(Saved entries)
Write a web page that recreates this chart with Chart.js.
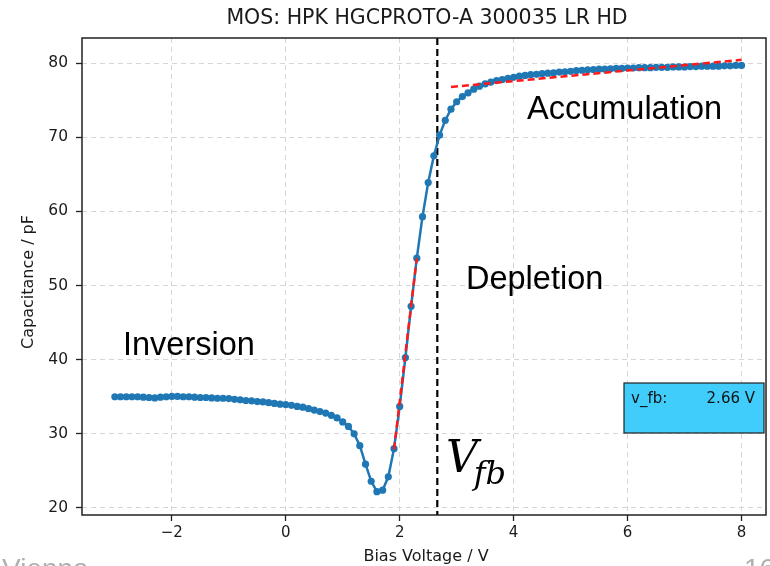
<!DOCTYPE html>
<html>
<head>
<meta charset="utf-8">
<script src="https://cdn.jsdelivr.net/npm/chart.js@4/dist/chart.umd.min.js"></script>
<style>
html, body { margin: 0; padding: 0; background: #fff; overflow: hidden; }
#wrap { width: 770px; height: 566px; }
</style>
</head>
<body>
<div id="wrap"><canvas id="myChart" width="770" height="566"></canvas></div>
<script>
// bias voltage (V) and measured capacitance (pF)
var voltage = [
  -3.0, -2.9, -2.8, -2.7, -2.6, -2.5, -2.4, -2.3, -2.2, -2.1,
  -2.0, -1.9, -1.8, -1.7, -1.6, -1.5, -1.4, -1.3, -1.2, -1.1,
  -1.0, -0.9, -0.8, -0.7, -0.6, -0.5, -0.4, -0.3, -0.2, -0.1,
  0.0, 0.1, 0.2, 0.3, 0.4, 0.5, 0.6, 0.7, 0.8, 0.9,
  1.0, 1.1, 1.2, 1.3, 1.4, 1.5, 1.6, 1.7, 1.8, 1.9,
  2.0, 2.1, 2.2, 2.3, 2.4, 2.5, 2.6, 2.7, 2.8, 2.9,
  3.0, 3.1, 3.2, 3.3, 3.4, 3.5, 3.6, 3.7, 3.8, 3.9,
  4.0, 4.1, 4.2, 4.3, 4.4, 4.5, 4.6, 4.7, 4.8, 4.9,
  5.0, 5.1, 5.2, 5.3, 5.4, 5.5, 5.6, 5.7, 5.8, 5.9,
  6.0, 6.1, 6.2, 6.3, 6.4, 6.5, 6.6, 6.7, 6.8, 6.9,
  7.0, 7.1, 7.2, 7.3, 7.4, 7.5, 7.6, 7.7, 7.8, 7.9,
  8.0
];
var capacitance = [
  35.0, 35.0, 35.0, 35.0, 35.0, 34.95, 34.9, 34.85, 34.95, 35.0,
  35.05, 35.05, 35.0, 35.0, 34.95, 34.9, 34.9, 34.85, 34.8, 34.8,
  34.75, 34.65, 34.6, 34.5, 34.45, 34.35, 34.3, 34.2, 34.1, 34.0,
  33.95, 33.85, 33.7, 33.6, 33.4, 33.2, 33.0, 32.8, 32.5, 32.15,
  31.6, 31.0, 30.0, 28.4, 25.9, 23.6, 22.2, 22.4, 24.2, 28.0,
  33.7, 40.3, 47.2, 53.7, 59.3, 63.9, 67.5, 70.3, 72.3, 73.8,
  74.8, 75.5, 76.0, 76.5, 76.9, 77.2, 77.45, 77.65, 77.8, 77.95,
  78.1, 78.25, 78.35, 78.45, 78.5, 78.6, 78.65, 78.7, 78.8, 78.85,
  78.9, 79.0, 79.05, 79.1, 79.15, 79.2, 79.2, 79.25, 79.3, 79.3,
  79.35, 79.35, 79.4, 79.4, 79.4, 79.45, 79.45, 79.45, 79.5, 79.5,
  79.5, 79.55, 79.55, 79.6, 79.6, 79.6, 79.6, 79.65, 79.65, 79.7,
  79.7
];
// linear fits (depletion slope and accumulation plateau)
var depFitV = [1.9, 2.3];
var depFitC = [27.9, 53.7];
var accFitV = [2.9, 8.0];
var accFitC = [76.8, 80.45];
var vfb = 2.66;
var xTicks = [-2, 0, 2, 4, 6, 8];
var yTicks = [20, 30, 40, 50, 60, 70, 80];

function pts(xs, ys) {
  return xs.map(function(v, i) { return { x: v, y: ys[i] }; });
}
function minus(v) {
  return v < 0 ? '\u2212' + Math.abs(v) : String(v);
}

var overlay = {
  id: 'overlay',
  beforeDatasetsDraw: function(chart) {
    var ctx = chart.ctx, a = chart.chartArea;
    var x = chart.scales.x.getPixelForValue(vfb);
    ctx.save();
    ctx.strokeStyle = '#000';
    ctx.lineWidth = 2.2;
    ctx.setLineDash([7, 4]);
    ctx.beginPath();
    ctx.moveTo(x, a.top);
    ctx.lineTo(x, a.bottom);
    ctx.stroke();
    ctx.restore();
  },
  afterDraw: function(chart) {
    var ctx = chart.ctx, a = chart.chartArea;
    ctx.save();
    // frame
    ctx.strokeStyle = '#222';
    ctx.lineWidth = 1.5;
    ctx.strokeRect(a.left, a.top, a.right - a.left, a.bottom - a.top);

    // title + axis titles
    ctx.fillStyle = '#1a1a1a';
    ctx.textAlign = 'center';
    ctx.textBaseline = 'middle';
    ctx.font = '20.5px "DejaVu Sans"';
    ctx.fillText('MOS: HPK HGCPROTO-A 300035 LR HD', 427, 19);
    ctx.font = '16px "DejaVu Sans"';
    ctx.fillText('Bias Voltage / V', 426, 557);
    ctx.save();
    ctx.translate(29, 282);
    ctx.rotate(-Math.PI / 2);
    ctx.fillText('Capacitance / pF', 0, 0);
    ctx.restore();

    // region labels
    ctx.fillStyle = '#000';
    ctx.textAlign = 'left';
    ctx.textBaseline = 'alphabetic';
    ctx.font = '32.5px "Liberation Sans"';
    ctx.fillText('Inversion', 123, 355);
    ctx.fillText('Depletion', 466, 289);
    ctx.fillText('Accumulation', 527, 119);

    // V_fb label
    ctx.font = 'italic 44px "DejaVu Serif"';
    var vw = ctx.measureText('V').width;
    ctx.fillText('V', 446, 472);
    ctx.font = 'italic 32px "DejaVu Serif"';
    ctx.fillText('fb', 446 + vw - 4, 484);

    // v_fb box
    ctx.fillStyle = '#40cdfb';
    ctx.fillRect(624, 383, 140, 50);
    ctx.strokeStyle = '#222';
    ctx.lineWidth = 1.2;
    ctx.strokeRect(624, 383, 140, 50);
    ctx.fillStyle = '#111';
    ctx.font = '15px "DejaVu Sans"';
    ctx.fillText('v_fb:', 631, 403);
    ctx.textAlign = 'right';
    ctx.fillText('2.66 V', 755, 403);

    // slide footer remnants
    ctx.fillStyle = '#b0b0b0';
    ctx.textAlign = 'left';
    ctx.font = '28px "Liberation Sans"';
    ctx.fillText('Vienna', 2, 578);
    ctx.fillText('16', 744, 578);
    ctx.restore();
  }
};

Chart.defaults.font.family = '"DejaVu Sans"';
Chart.defaults.color = '#1a1a1a';

var ctx = "myChart";
var chart = new Chart(ctx, {
  type: 'line',
  data: {
    datasets: [{
      label: 'fit depletion',
      data: pts(depFitV, depFitC),
      borderColor: '#ff1a1a',
      borderWidth: 2.5,
      borderDash: [7, 4],
      pointRadius: 0,
      fill: false
    }, {
      label: 'fit accumulation',
      data: pts(accFitV, accFitC),
      borderColor: '#ff1a1a',
      borderWidth: 2.5,
      borderDash: [7, 4],
      pointRadius: 0,
      fill: false
    }, {
      label: 'C-V',
      data: pts(voltage, capacitance),
      borderColor: '#1f77b4',
      backgroundColor: '#1f77b4',
      borderWidth: 2.5,
      pointRadius: 3.6,
      pointBorderWidth: 0,
      fill: false
    }]
  },
  options: {
    responsive: false,
    animation: false,
    events: [],
    layout: { padding: { top: 38, right: 2, left: 0, bottom: 0 } },
    plugins: {
      legend: { display: false },
      tooltip: { enabled: false }
    },
    scales: {
      x: {
        type: 'linear',
        min: -3.577,
        max: 8.43,
        afterFit: function(s) { s.height = 51; },
        afterBuildTicks: function(s) { s.ticks = xTicks.map(function(v) { return { value: v }; }); },
        grid: { color: '#d6d6d6', lineWidth: 1, tickLength: 6, tickColor: '#222', tickWidth: 1.3, tickBorderDash: [] },
        border: { display: false, dash: [5, 4] },
        ticks: { font: { size: 15 }, color: '#1a1a1a', padding: 3, maxRotation: 0, callback: function(v) { return minus(v); } }
      },
      y: {
        min: 19.05,
        max: 83.4,
        afterFit: function(s) { s.width = 82; },
        afterBuildTicks: function(s) { s.ticks = yTicks.map(function(v) { return { value: v }; }); },
        grid: { color: '#d6d6d6', lineWidth: 1, tickLength: 6, tickColor: '#222', tickWidth: 1.3, tickBorderDash: [] },
        border: { display: false, dash: [5, 4] },
        ticks: { font: { size: 15.5 }, color: '#1a1a1a', padding: 8, callback: function(v) { return String(v); } }
      }
    }
  },
  plugins: [overlay]
});
</script>
</body>
</html>
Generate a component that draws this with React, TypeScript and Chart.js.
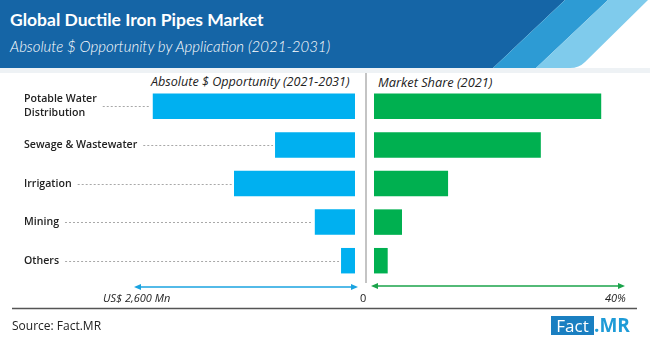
import React, { useEffect, useRef } from "react";
import { Chart, registerables } from "chart.js";

Chart.register(...registerables);

const categories: string[][] = [
  ["Potable Water", "Distribution"],
  ["Sewage & Wastewater"],
  ["Irrigation"],
  ["Mining"],
  ["Others"],
];
const opportunityMn: number[] = [2390, 945, 1430, 475, 165];
const marketSharePct: number[] = [36.5, 26.8, 11.9, 4.5, 2.2];
const opportunityMax = 2600;
const shareMax = 40;
const leftAxisLabel = "US$ 2,600 Mn";
const zeroLabel = "0";
const rightAxisLabel = "40%";

const BLUE = "#00b0f0";
const GREEN = "#00b050";
const LABEL_FONT = "600 10.6px 'Open Sans', sans-serif";

const leaderPlugin = {
  id: "leaders",
  afterDatasetsDraw(chart: any) {
    const ctx = chart.ctx;
    const ys = chart.scales.y;
    const xs = chart.scales.x;
    ctx.save();
    ctx.font = LABEL_FONT;
    ctx.textBaseline = "middle";
    ctx.textAlign = "left";
    categories.forEach((lines, i) => {
      const yc = ys.getPixelForValue(i);
      const lh = 14;
      const start = yc - ((lines.length - 1) * lh) / 2;
      let maxW = 0;
      lines.forEach((ln, k) => {
        ctx.fillStyle = "#222";
        ctx.fillText(ln, 24, start + k * lh);
        maxW = Math.max(maxW, ctx.measureText(ln).width);
      });
      const x0 = 24 + (lines.length > 1 ? ctx.measureText(lines[0]).width : maxW) + 6;
      const x1 = xs.getPixelForValue(opportunityMn[i]) - 2;
      ctx.strokeStyle = "#a8a8a8";
      ctx.lineWidth = 1;
      ctx.setLineDash([2, 2]);
      ctx.beginPath();
      ctx.moveTo(x0, Math.round(yc) + 0.5);
      ctx.lineTo(x1, Math.round(yc) + 0.5);
      ctx.stroke();
    });
    ctx.restore();
  },
};

function BarPanel(props: {
  data: number[];
  max: number;
  color: string;
  reverse: boolean;
  left: number;
  width: number;
  padding: { left: number; right: number; top: number; bottom: number };
  leaders: boolean;
}) {
  const ref = useRef<HTMLCanvasElement>(null);
  useEffect(() => {
    if (!ref.current) return;
    const chart = new Chart(ref.current, {
      type: "bar",
      data: {
        labels: categories.map((c) => c.join(" ")),
        datasets: [
          {
            data: props.data,
            backgroundColor: props.color,
            borderWidth: 0,
            barPercentage: 0.66,
            categoryPercentage: 1,
          },
        ],
      },
      options: {
        indexAxis: "y",
        animation: false,
        responsive: false,
        maintainAspectRatio: false,
        layout: { padding: props.padding },
        plugins: { legend: { display: false }, tooltip: { enabled: false } },
        scales: {
          x: { display: false, min: 0, max: props.max, reverse: props.reverse },
          y: { display: false },
        },
      },
      plugins: props.leaders ? [leaderPlugin] : [],
    });
    return () => chart.destroy();
  }, []);
  return (
    <canvas
      ref={ref}
      width={props.width}
      height={342}
      style={{ position: "absolute", left: props.left, top: 0, width: props.width, height: 342 }}
    />
  );
}

export default function App() {
  const vpad = { top: 87, bottom: 62 };
  return (
    <div
      style={{
        position: "absolute",
        left: 0,
        top: 0,
        width: 650,
        height: 342,
        background: "#fff",
        overflow: "hidden",
        fontFamily: "'Open Sans', sans-serif",
      }}
    >
      <svg width={650} height={75} style={{ position: "absolute", left: 0, top: 0 }}>
        <rect x={0} y={68} width={650} height={5} fill="#eef2f5" />
        <polygon points="0,0 565,0 493,68 0,68" fill="#1565a6" />
        <polygon points="565,0 608,0 536,68 493,68" fill="#2d9bd4" />
        <path d="M608,0 L648,0 L585,62 Q579,68 570,68 L536,68 Z" fill="#7fcbec" />
      </svg>
      <div
        style={{
          position: "absolute",
          left: 10,
          top: 9,
          color: "#fff",
          fontFamily: "Lato, sans-serif",
          fontWeight: 700,
          fontSize: 17.5,
          whiteSpace: "nowrap",
        }}
      >
        Global Ductile Iron Pipes Market
      </div>
      <div
        style={{
          position: "absolute",
          left: 10,
          top: 37,
          color: "#fff",
          fontFamily: "Lato, sans-serif",
          fontStyle: "italic",
          fontWeight: 300,
          fontSize: 15,
          whiteSpace: "nowrap",
        }}
      >
        Absolute $ Opportunity by Application (2021-2031)
      </div>

      <div
        style={{
          position: "absolute",
          left: 151,
          top: 73,
          fontStyle: "italic",
          fontSize: 12.6,
          color: "#222",
          whiteSpace: "nowrap",
        }}
      >
        Absolute $ Opportunity (2021-2031)
      </div>
      <div
        style={{
          position: "absolute",
          left: 378,
          top: 73,
          fontStyle: "italic",
          fontSize: 12.8,
          color: "#222",
          whiteSpace: "nowrap",
        }}
      >
        Market Share (2021)
      </div>

      <BarPanel
        data={opportunityMn}
        max={opportunityMax}
        color={BLUE}
        reverse={true}
        left={0}
        width={360}
        padding={{ left: 135, right: 5, ...vpad }}
        leaders={true}
      />
      <BarPanel
        data={marketSharePct}
        max={shareMax}
        color={GREEN}
        reverse={false}
        left={360}
        width={290}
        padding={{ left: 14, right: 27, ...vpad }}
        leaders={false}
      />

      <svg width={650} height={342} style={{ position: "absolute", left: 0, top: 0 }}>
        <line x1={366} y1={73} x2={366} y2={283} stroke="#c4c4c4" strokeWidth={2} />
        <line x1={139} y1={287} x2={353} y2={287} stroke="#1aa3e0" strokeWidth={1.5} />
        <polygon points="134,287 141,284 141,290" fill="#1aa3e0" />
        <polygon points="358,287 351,284 351,290" fill="#1aa3e0" />
        <line x1={376} y1={286} x2={620} y2={286} stroke="#1aa34a" strokeWidth={1.5} />
        <polygon points="371,286 378,283 378,289" fill="#1aa34a" />
        <polygon points="625,286 618,283 618,289" fill="#1aa34a" />
        <line x1={12} y1={308.5} x2={637} y2={308.5} stroke="#555" strokeWidth={1.5} />
      </svg>

      <div style={{ position: "absolute", left: 103, top: 290, fontStyle: "italic", fontSize: 11, color: "#222", whiteSpace: "nowrap" }}>
        {leftAxisLabel}
      </div>
      <div style={{ position: "absolute", left: 360, top: 290, fontSize: 11, color: "#222" }}>{zeroLabel}</div>
      <div style={{ position: "absolute", left: 605, top: 290, fontStyle: "italic", fontSize: 11, color: "#222" }}>
        {rightAxisLabel}
      </div>

      <div style={{ position: "absolute", left: 12, top: 317, fontSize: 12, color: "#222", whiteSpace: "nowrap" }}>
        Source: Fact.MR
      </div>
      <div
        style={{
          position: "absolute",
          left: 551,
          top: 316,
          height: 19,
          width: 43,
          background: "#1a7fc1",
          color: "#fff",
          fontSize: 17,
          lineHeight: "19px",
          textAlign: "center",
          fontFamily: "'Open Sans', sans-serif",
        }}
      >
        Fact
      </div>
      <div
        style={{
          position: "absolute",
          left: 594,
          top: 314,
          color: "#1e9bd7",
          fontSize: 19,
          fontWeight: 700,
          lineHeight: "22px",
          fontFamily: "'Open Sans', sans-serif",
        }}
      >
        .MR
      </div>
    </div>
  );
}
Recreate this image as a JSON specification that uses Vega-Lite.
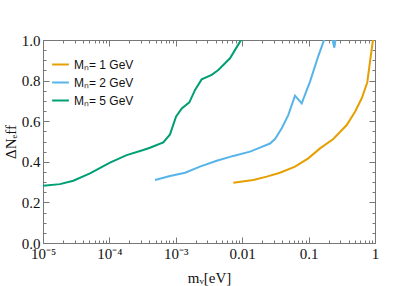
{
  "$schema": "https://vega.github.io/schema/vega-lite/v6.json",
  "width": 332,
  "height": 203,
  "autosize": "none",
  "padding": {"left": 43, "top": 40, "right": 20, "bottom": 43},
  "background": "white",
  "config": {
    "view": {"stroke": "#777777", "strokeWidth": 1},
    "axis": {
      "domainColor": "#777777",
      "tickColor": "#777777",
      "grid": false,
      "labelFont": "Liberation Serif",
      "labelFontSize": 15,
      "labelColor": "#111111",
      "titleFont": "Liberation Serif",
      "titleFontSize": 15,
      "titleFontWeight": "normal",
      "titleColor": "#111111"
    }
  },
  "data": {
    "values": [
      {"m": 0.00001, "dn": 0.282, "s": "Mₙ= 5 GeV"},
      {"m": 0.000018, "dn": 0.29, "s": "Mₙ= 5 GeV"},
      {"m": 0.0000286, "dn": 0.307, "s": "Mₙ= 5 GeV"},
      {"m": 0.000051, "dn": 0.343, "s": "Mₙ= 5 GeV"},
      {"m": 0.000102, "dn": 0.396, "s": "Mₙ= 5 GeV"},
      {"m": 0.000182, "dn": 0.433, "s": "Mₙ= 5 GeV"},
      {"m": 0.000324, "dn": 0.458, "s": "Mₙ= 5 GeV"},
      {"m": 0.000408, "dn": 0.469, "s": "Mₙ= 5 GeV"},
      {"m": 0.000648, "dn": 0.496, "s": "Mₙ= 5 GeV"},
      {"m": 0.000818, "dn": 0.535, "s": "Mₙ= 5 GeV"},
      {"m": 0.001007, "dn": 0.622, "s": "Mₙ= 5 GeV"},
      {"m": 0.00123, "dn": 0.663, "s": "Mₙ= 5 GeV"},
      {"m": 0.0016, "dn": 0.693, "s": "Mₙ= 5 GeV"},
      {"m": 0.00195, "dn": 0.754, "s": "Mₙ= 5 GeV"},
      {"m": 0.00245, "dn": 0.806, "s": "Mₙ= 5 GeV"},
      {"m": 0.00347, "dn": 0.828, "s": "Mₙ= 5 GeV"},
      {"m": 0.00437, "dn": 0.852, "s": "Mₙ= 5 GeV"},
      {"m": 0.00655, "dn": 0.91, "s": "Mₙ= 5 GeV"},
      {"m": 0.00927, "dn": 0.992, "s": "Mₙ= 5 GeV"},
      {"m": 0.0099, "dn": 1.005, "s": "Mₙ= 5 GeV"},
      {"m": 0.000486, "dn": 0.31, "s": "Mₙ= 2 GeV"},
      {"m": 0.000818, "dn": 0.33, "s": "Mₙ= 2 GeV"},
      {"m": 0.00138, "dn": 0.346, "s": "Mₙ= 2 GeV"},
      {"m": 0.00231, "dn": 0.376, "s": "Mₙ= 2 GeV"},
      {"m": 0.00413, "dn": 0.405, "s": "Mₙ= 2 GeV"},
      {"m": 0.00735, "dn": 0.429, "s": "Mₙ= 2 GeV"},
      {"m": 0.0131, "dn": 0.45, "s": "Mₙ= 2 GeV"},
      {"m": 0.0185, "dn": 0.47, "s": "Mₙ= 2 GeV"},
      {"m": 0.0262, "dn": 0.49, "s": "Mₙ= 2 GeV"},
      {"m": 0.0312, "dn": 0.512, "s": "Mₙ= 2 GeV"},
      {"m": 0.0394, "dn": 0.565, "s": "Mₙ= 2 GeV"},
      {"m": 0.0494, "dn": 0.63, "s": "Mₙ= 2 GeV"},
      {"m": 0.0624, "dn": 0.726, "s": "Mₙ= 2 GeV"},
      {"m": 0.0787, "dn": 0.688, "s": "Mₙ= 2 GeV"},
      {"m": 0.105, "dn": 0.795, "s": "Mₙ= 2 GeV"},
      {"m": 0.14, "dn": 0.921, "s": "Mₙ= 2 GeV"},
      {"m": 0.171, "dn": 1.0, "s": "Mₙ= 2 GeV"},
      {"m": 0.196, "dn": 1.1, "s": "Mₙ= 2 GeV"},
      {"m": 0.244, "dn": 0.962, "s": "Mₙ= 2 GeV"},
      {"m": 0.277, "dn": 1.08, "s": "Mₙ= 2 GeV"},
      {"m": 0.00735, "dn": 0.297, "s": "Mₙ= 1 GeV"},
      {"m": 0.0147, "dn": 0.31, "s": "Mₙ= 1 GeV"},
      {"m": 0.0234, "dn": 0.327, "s": "Mₙ= 1 GeV"},
      {"m": 0.0371, "dn": 0.346, "s": "Mₙ= 1 GeV"},
      {"m": 0.0624, "dn": 0.376, "s": "Mₙ= 1 GeV"},
      {"m": 0.0989, "dn": 0.417, "s": "Mₙ= 1 GeV"},
      {"m": 0.1486, "dn": 0.466, "s": "Mₙ= 1 GeV"},
      {"m": 0.2355, "dn": 0.512, "s": "Mₙ= 1 GeV"},
      {"m": 0.375, "dn": 0.581, "s": "Mₙ= 1 GeV"},
      {"m": 0.5, "dn": 0.647, "s": "Mₙ= 1 GeV"},
      {"m": 0.631, "dn": 0.713, "s": "Mₙ= 1 GeV"},
      {"m": 0.766, "dn": 0.792, "s": "Mₙ= 1 GeV"},
      {"m": 0.841, "dn": 0.893, "s": "Mₙ= 1 GeV"},
      {"m": 0.923, "dn": 0.99, "s": "Mₙ= 1 GeV"},
      {"m": 0.966, "dn": 1.03, "s": "Mₙ= 1 GeV"}
    ]
  },
  "resolve": {"axis": {"x": "independent", "y": "independent"}},
  "layer": [
    {
      "mark": {"type": "line", "strokeWidth": 2, "clip": true},
      "encoding": {
        "x": {
          "field": "m", "type": "quantitative",
          "scale": {"type": "log", "domain": [0.00001, 1], "nice": false},
          "axis": {
            "orient": "bottom",
            "title": "mᵥ[eV]",
            "values": [0.00001,0.00002,0.00003,0.00004,0.00005,0.00006,0.00007,0.00008,0.00009,0.0001,0.0002,0.0003,0.0004,0.0005,0.0006,0.0007,0.0008,0.0009,0.001,0.002,0.003,0.004,0.005,0.006,0.007,0.008,0.009,0.01,0.02,0.03,0.04,0.05,0.06,0.07,0.08,0.09,0.1,0.2,0.3,0.4,0.5,0.6,0.7,0.8,0.9,1],
            "labelExpr": "abs(log(datum.value)/LN10 - round(log(datum.value)/LN10)) > 0.01 ? '' : (datum.value < 0.00005 ? '10⁻⁵' : datum.value < 0.0005 ? '10⁻⁴' : datum.value < 0.005 ? '10⁻³' : datum.value < 0.05 ? '0.01' : datum.value < 0.5 ? '0.1' : '1')",
            "labelOverlap": false,
            "labelFlush": false,
            "labelPadding": 9,
            "tickSize": {"condition": {"test": "abs(log(datum.value)/LN10 - round(log(datum.value)/LN10)) < 0.01", "value": -6}, "value": -3},
            "titlePadding": 6
          }
        },
        "y": {
          "field": "dn", "type": "quantitative",
          "scale": {"domain": [0, 1], "nice": false},
          "axis": {
            "orient": "left",
            "title": "ΔNₑff",
            "values": [0,0.05,0.1,0.15,0.2,0.25,0.3,0.35,0.4,0.45,0.5,0.55,0.6,0.65,0.7,0.75,0.8,0.85,0.9,0.95,1],
            "labelExpr": "abs(datum.value*5 - round(datum.value*5)) < 0.01 ? format(datum.value, '.1f') : ''",
            "labelOverlap": false,
            "labelFlush": false,
            "labelPadding": 9,
            "tickSize": {"condition": {"test": "abs(datum.value*5 - round(datum.value*5)) < 0.01", "value": -6}, "value": -3},
            "titlePadding": 3
          }
        },
        "color": {
          "field": "s", "type": "nominal",
          "scale": {"domain": ["Mₙ= 1 GeV", "Mₙ= 2 GeV", "Mₙ= 5 GeV"], "range": ["#E69F00", "#56B4E9", "#009E73"]},
          "legend": {
            "title": null,
            "orient": "none",
            "legendX": 8,
            "legendY": 15,
            "symbolType": "stroke",
            "symbolStrokeWidth": 2,
            "symbolSize": 280,
            "labelFont": "Liberation Sans",
            "labelFontSize": 12,
            "labelColor": "#111111",
            "rowPadding": 2,
            "labelOffset": 4
          }
        }
      }
    },
    {
      "mark": {"type": "point", "opacity": 0},
      "encoding": {
        "x": {
          "field": "m", "type": "quantitative",
          "scale": {"type": "log", "domain": [0.00001, 1], "nice": false},
          "axis": {
            "orient": "top", "title": null, "labels": false, "domain": false,
            "values": [0.00001,0.00002,0.00003,0.00004,0.00005,0.00006,0.00007,0.00008,0.00009,0.0001,0.0002,0.0003,0.0004,0.0005,0.0006,0.0007,0.0008,0.0009,0.001,0.002,0.003,0.004,0.005,0.006,0.007,0.008,0.009,0.01,0.02,0.03,0.04,0.05,0.06,0.07,0.08,0.09,0.1,0.2,0.3,0.4,0.5,0.6,0.7,0.8,0.9,1],
            "tickSize": {"condition": {"test": "abs(log(datum.value)/LN10 - round(log(datum.value)/LN10)) < 0.01", "value": -6}, "value": -3}
          }
        },
        "y": {
          "field": "dn", "type": "quantitative",
          "scale": {"domain": [0, 1], "nice": false},
          "axis": {
            "orient": "right", "title": null, "labels": false, "domain": false,
            "values": [0,0.05,0.1,0.15,0.2,0.25,0.3,0.35,0.4,0.45,0.5,0.55,0.6,0.65,0.7,0.75,0.8,0.85,0.9,0.95,1],
            "tickSize": {"condition": {"test": "abs(datum.value*5 - round(datum.value*5)) < 0.01", "value": -6}, "value": -3}
          }
        }
      }
    }
  ]
}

* Your task *
Please restate the material above line by line, exactly, beginning at its first line and ending with the line that contains "var yTicks = [20, 30, 40, 50, 60, 70, 80];", without any pictures.

* Solution for this problem *
Write a web page that recreates this chart with Chart.js.
<!DOCTYPE html>
<html>
<head>
<meta charset="utf-8">
<script src="https://cdn.jsdelivr.net/npm/chart.js@4/dist/chart.umd.min.js"></script>
<style>
html, body { margin: 0; padding: 0; background: #fff; overflow: hidden; }
#wrap { width: 770px; height: 566px; }
</style>
</head>
<body>
<div id="wrap"><canvas id="myChart" width="770" height="566"></canvas></div>
<script>
// bias voltage (V) and measured capacitance (pF)
var voltage = [
  -3.0, -2.9, -2.8, -2.7, -2.6, -2.5, -2.4, -2.3, -2.2, -2.1,
  -2.0, -1.9, -1.8, -1.7, -1.6, -1.5, -1.4, -1.3, -1.2, -1.1,
  -1.0, -0.9, -0.8, -0.7, -0.6, -0.5, -0.4, -0.3, -0.2, -0.1,
  0.0, 0.1, 0.2, 0.3, 0.4, 0.5, 0.6, 0.7, 0.8, 0.9,
  1.0, 1.1, 1.2, 1.3, 1.4, 1.5, 1.6, 1.7, 1.8, 1.9,
  2.0, 2.1, 2.2, 2.3, 2.4, 2.5, 2.6, 2.7, 2.8, 2.9,
  3.0, 3.1, 3.2, 3.3, 3.4, 3.5, 3.6, 3.7, 3.8, 3.9,
  4.0, 4.1, 4.2, 4.3, 4.4, 4.5, 4.6, 4.7, 4.8, 4.9,
  5.0, 5.1, 5.2, 5.3, 5.4, 5.5, 5.6, 5.7, 5.8, 5.9,
  6.0, 6.1, 6.2, 6.3, 6.4, 6.5, 6.6, 6.7, 6.8, 6.9,
  7.0, 7.1, 7.2, 7.3, 7.4, 7.5, 7.6, 7.7, 7.8, 7.9,
  8.0
];
var capacitance = [
  35.0, 35.0, 35.0, 35.0, 35.0, 34.95, 34.9, 34.85, 34.95, 35.0,
  35.05, 35.05, 35.0, 35.0, 34.95, 34.9, 34.9, 34.85, 34.8, 34.8,
  34.75, 34.65, 34.6, 34.5, 34.45, 34.35, 34.3, 34.2, 34.1, 34.0,
  33.95, 33.85, 33.7, 33.6, 33.4, 33.2, 33.0, 32.8, 32.5, 32.15,
  31.6, 31.0, 30.0, 28.4, 25.9, 23.6, 22.2, 22.4, 24.2, 28.0,
  33.7, 40.3, 47.2, 53.7, 59.3, 63.9, 67.5, 70.3, 72.3, 73.8,
  74.8, 75.5, 76.0, 76.5, 76.9, 77.2, 77.45, 77.65, 77.8, 77.95,
  78.1, 78.25, 78.35, 78.45, 78.5, 78.6, 78.65, 78.7, 78.8, 78.85,
  78.9, 79.0, 79.05, 79.1, 79.15, 79.2, 79.2, 79.25, 79.3, 79.3,
  79.35, 79.35, 79.4, 79.4, 79.4, 79.45, 79.45, 79.45, 79.5, 79.5,
  79.5, 79.55, 79.55, 79.6, 79.6, 79.6, 79.6, 79.65, 79.65, 79.7,
  79.7
];
// linear fits (depletion slope and accumulation plateau)
var depFitV = [1.9, 2.3];
var depFitC = [27.9, 53.7];
var accFitV = [2.9, 8.0];
var accFitC = [76.8, 80.45];
var vfb = 2.66;
var xTicks = [-2, 0, 2, 4, 6, 8];
var yTicks = [20, 30, 40, 50, 60, 70, 80];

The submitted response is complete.